Lui : « Je l’avais trouvé formidable dans Head On, mais je ne voulais pas qu’il joue de la même façon : il ne fallait pas qu’il soit violent, mais vulnérable. (…) Lui non plus ne s’est pas protégé pendant le film. C’est un homme qui ne se ment pas, un acteur entier : il est libre ». Elle : « La façon dont Amira a pris Marie à bras le corps était très impressionnante. (…) J’aime sa vitalité et son optimisme. Amira est une comédienne généreuse qui m’a fait confiance. Elle est allée au bout du personnage de Marie ». « Je me suis emparée du personnage de Marie par un phénomène d'intériorisation, de vampirisation », ajoutait la comédienne en conférence de presse cannoise. « Marie ressent le désir d'être l'autre, elle est en quelque sorte la béquille de Zingarina. Il y a une douleur dans ce personnage, une perte d'identité qui étaient intéressantes à restituer à l'écran. Entre Asia et moi, il y avait une relation extrêmement puissante, on nous appelait d'ailleurs les ‘Parallel Sisters’. Il y a des choses qui nous ont mises sur les mêmes rails de la vie. On avait l'impression qu'on se connaissait depuis toujours, comme s'il s'agissait d'une amitié antique. Tony a voulu happer cette ressemblance entre nous avec sa caméra ».
De précieux comédiens et, reconnaissons, un jeu d’une rare beauté, a fortiori en conditions extrêmes, dans tous les sens du terme. Rappelons que Tony Gatlif ne dirige jamais ses comédiens à partir de trames scénaristiques. Nobles performances ! A Amira Casar d’encenser son très remarquable metteur en scène : « Tony est un néo-réaliste païen avec qui on signe un pacte de confiance poétique. En tant qu'acteur, on a envie de s'abandonner à lui, on peut se lancer dans cette aventure les yeux bandés.

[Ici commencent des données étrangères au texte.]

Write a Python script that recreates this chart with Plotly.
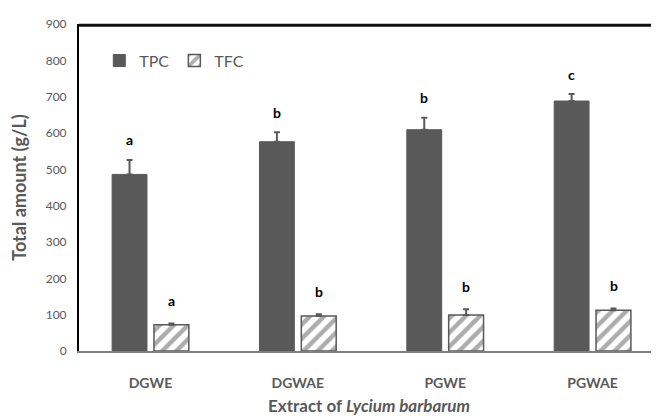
import plotly.graph_objects as go

categories = ["DGWE", "DGWAE", "PGWE", "PGWAE"]
tpc_values = [486, 576, 609, 688]
tpc_errors = [40, 26, 33, 19]
tfc_values = [72, 96, 99, 112]
tfc_errors = [4, 5, 16, 5]
tpc_letters = ["a", "b", "b", "c"]
tfc_letters = ["a", "b", "b", "b"]
y_ticks = [0, 100, 200, 300, 400, 500, 600, 700, 800, 900]

GRAY = "#595959"
FONT = "Lato, Open Sans, sans-serif"

fig = go.Figure()
fig.add_trace(go.Bar(
    name="TPC", x=categories, y=tpc_values,
    marker=dict(color=GRAY, line=dict(color=GRAY, width=1)),
    error_y=dict(type="data", array=tpc_errors, symmetric=False, arrayminus=[0]*4,
                 color=GRAY, thickness=2, width=3),
))
fig.add_trace(go.Bar(
    name="TFC", x=categories, y=tfc_values,
    marker=dict(color="white", line=dict(color=GRAY, width=1.5),
                pattern=dict(shape="/", fgcolor=GRAY, bgcolor="white", size=10, solidity=0.45)),
    error_y=dict(type="data", array=tfc_errors, symmetric=False, arrayminus=[0]*4,
                 color=GRAY, thickness=2, width=3),
))

for i, c in enumerate(categories):
    fig.add_annotation(x=c, y=tpc_values[i] + tpc_errors[i], text=f"<b>{tpc_letters[i]}</b>",
                       showarrow=False, xshift=-21, yshift=20,
                       font=dict(family=FONT, size=14, color="black"))
    fig.add_annotation(x=c, y=tfc_values[i] + tfc_errors[i], text=f"<b>{tfc_letters[i]}</b>",
                       showarrow=False, xshift=21, yshift=23,
                       font=dict(family=FONT, size=14, color="black"))

fig.update_layout(
    width=659, height=416,
    margin=dict(l=68.5, r=8, t=9, b=73),
    paper_bgcolor="white", plot_bgcolor="white",
    barmode="group", bargap=0.432, bargroupgap=1/6,
    font=dict(family=FONT, color=GRAY),
    showlegend=True,
    legend=dict(orientation="h", x=0.035, y=0.94, xanchor="left", yanchor="top",
                font=dict(family=FONT, size=16, color=GRAY), bgcolor="rgba(0,0,0,0)",
                itemwidth=30, tracegroupgap=0),
    xaxis=dict(range=[-0.485, 3.451], showline=True, linecolor="#808080", linewidth=2,
               ticks="", ticklabelstandoff=18, tickfont=dict(family=FONT, size=14, color=GRAY),
               tickvals=categories, ticktext=[f"<b>{c}</b>" for c in categories],
               title=dict(text="<b>Extract of <i>Lycium barbarum</i></b>",
                          font=dict(family=FONT, size=17, color=GRAY), standoff=10)),
    yaxis=dict(range=[0, 900], tickvals=y_ticks, showgrid=False, zeroline=False,
               showline=True, linecolor="black", linewidth=2, ticks="", ticklabelstandoff=8,
               tickfont=dict(family=FONT, size=12, color=GRAY),
               title=dict(text="<b>Total amount (g/L)</b>",
                          font=dict(family=FONT, size=18, color=GRAY), standoff=17)),
    shapes=[dict(type="line", xref="paper", yref="paper", x0=0, x1=1, y0=0.996, y1=0.996,
                 layer="above", line=dict(color="#111111", width=3))],
)

fig.write_html("out.html")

Il amène avec lui une espèce de force, c'est lui qui nous apporte la lumière ».
Bienvenue au bout du monde, à bout de souffle, à bout de nerfs pour un périple en territoires glaciaux, déserts et pourtant bien brûlants de ferveurs. A l’image de ses peuples métissés. Une entière et jusqu’au-boutiste séance finale que l’on aurait bien savourée en compétition officielle.